Time to process apples!
Our apple trees (one each of braeburn, rome, King Cole, and spitzenburg) have out-done themselves this year. We’ve had one branch on the spitzenburg propped up for most of the summer – its applies are huge and heavy, so propping was necessary to keep the limb from being damaged.
We finally remembered that we’ve got a perfectly serviceable food dehydrator in the garage. In this year of full freezers (and having to make room for half a beef next month!), we’re now drying stuff to keep from putting more into the freezer. We’ve got a bunch of pie filling and applesauce stashed away, so, we’re happily drying apples. The spitzenburgs seem to make the nicest dried apples: large slices, with a sparkly zing and plenty of sweetness. King Cole apples are drier than the “spitzs” – at least this year, anyway – and are good dried, but have a more subtle flavor than the spitzenburgs. The slices are sturdy, leathery. The coles seem to be a good baking apple and make good applesauce. The romes are excellent dried, very sweet and with a good acid balance. Small pieces would be good in a nut mix to bring hiking.

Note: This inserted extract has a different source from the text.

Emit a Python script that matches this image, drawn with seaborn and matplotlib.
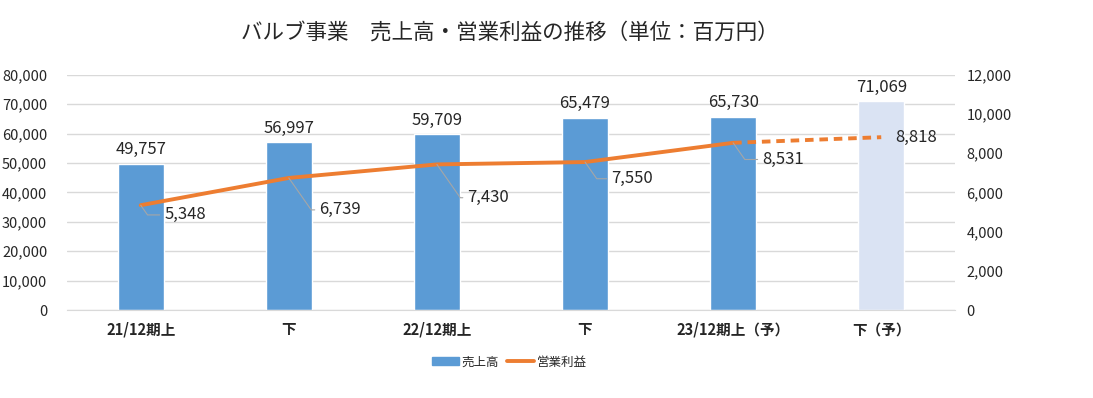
import numpy as np
import pandas as pd
import matplotlib
matplotlib.use("Agg")
import matplotlib.pyplot as plt
import seaborn as sns
from matplotlib.patches import Patch
from matplotlib.lines import Line2D

periods = ["21/12期上", "下", "22/12期上", "下", "23/12期上（予）", "下（予）"]
sales = [49757, 56997, 59709, 65479, 65730, 71069]
profit = [5348, 6739, 7430, 7550, 8531, 8818]
bar_colors = ["#5b9bd5", "#5b9bd5", "#5b9bd5", "#5b9bd5", "#5b9bd5", "#dae3f3"]
# label offsets (points) for the operating-profit labels
label_offsets = [(17, -7), (22, -23), (22, -24), (19, -12), (21, -12), (10, 0)]

sns.set_style("white")
plt.rcParams["font.family"] = ["Noto Sans CJK JP", "DejaVu Sans"]

fig = plt.figure(figsize=(10.93, 3.98), dpi=100)
ax = fig.add_axes([0.061, 0.221, 0.813, 0.591])

df = pd.DataFrame({"pos": range(len(periods)), "sales": sales})
sns.barplot(data=df, x="pos", y="sales", hue="pos", palette=bar_colors,
            width=0.31, legend=False, ax=ax, saturation=1)
ax.set_xlim(-0.5, len(periods) - 0.5)
ax.set_ylim(0, 80000)
ax.set_yticks(np.arange(0, 80001, 10000))
ax.yaxis.set_major_formatter(matplotlib.ticker.FuncFormatter(lambda v, p: f"{int(v):,}"))
ax.set_xticks(range(len(periods)))
ax.set_xticklabels(periods, fontsize=10.5, fontweight="bold")
ax.tick_params(axis="y", labelsize=10.5, length=0, pad=14)
ax.tick_params(axis="x", length=0, pad=8)
ax.set_xlabel("")
ax.set_ylabel("")
ax.grid(axis="y", color="#d9d9d9", lw=1)
ax.set_axisbelow(True)
for s in ["top", "left", "right"]:
    ax.spines[s].set_visible(False)
ax.spines["bottom"].set_color("#d9d9d9")

for cont in ax.containers:
    ax.bar_label(cont, labels=[f"{int(round(v)):,}" for v in cont.datavalues], padding=4, fontsize=12)

ax2 = ax.twinx()
pos = np.arange(len(periods))
sns.lineplot(x=pos[:5], y=profit[:5], color="#ed7d31", lw=2.8, ax=ax2)
sns.lineplot(x=pos[4:], y=profit[4:], color="#ed7d31", lw=2.8, ax=ax2, linestyle=(0, (2.2, 1.5)))
ax2.set_ylim(0, 12000)
ax2.set_yticks(np.arange(0, 12001, 2000))
ax2.yaxis.set_major_formatter(matplotlib.ticker.FuncFormatter(lambda v, p: f"{int(v):,}"))
ax2.tick_params(axis="y", labelsize=10.5, length=0, pad=8)
for s in ["top", "left", "right", "bottom"]:
    ax2.spines[s].set_visible(False)
ax2.set_xlim(-0.5, len(periods) - 0.5)

for i, v in enumerate(profit):
    off = label_offsets[i]
    if off[1] == 0:
        ax2.annotate(f"{v:,}", (i, v), xytext=off, textcoords="offset points",
                     ha="left", va="center", fontsize=12)
    else:
        ax2.annotate(f"{v:,}", (i, v), xytext=off, textcoords="offset points",
                     ha="left", va="center", fontsize=12,
                     arrowprops=dict(arrowstyle="-", color="#a6a6a6", lw=0.8,
                                     shrinkA=1, shrinkB=0,
                                     connectionstyle="angle,angleA=0,angleB=-55,rad=0"))

fig.text(0.466, 0.917, "バルブ事業　売上高・営業利益の推移（単位：百万円）", ha="center", va="center", fontsize=15.5)

handles = [Patch(color="#5b9bd5", label="売上高"),
           Line2D([0], [0], color="#ed7d31", lw=2.8, label="営業利益")]
fig.legend(handles=handles, loc="center", bbox_to_anchor=(0.466, 0.09), ncol=2, frameon=False,
           fontsize=9, handlelength=2.2, handleheight=0.6, columnspacing=0.6, handletextpad=0.2)

fig.savefig("out.png", dpi=100)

The apples in the picture are braeburns. They are a little small this year, but the flavor is good. I’ve got them sitting on the counter so I’ll remember to do something with them. Besides taking pictures, that is.
Other things hitting the dehydrator this week: green beans, Romano beans, zucchini and yellow crookneck squash, more apples.
The nights are getting cooler, and the winter squash are firming up. This year, we’re growing a lot of acorn, about half a dozen decent-sized pumpkins, a bunch of miniature spaghetti squash, and a few butternut. I can see we might be dehydrating more squash, too. I’m thinking dried pumpkin would be really handy for soup making. Acorns and butternut keep well for us, but I can see we’ll be eating a lot of spaghetti squash in the near future!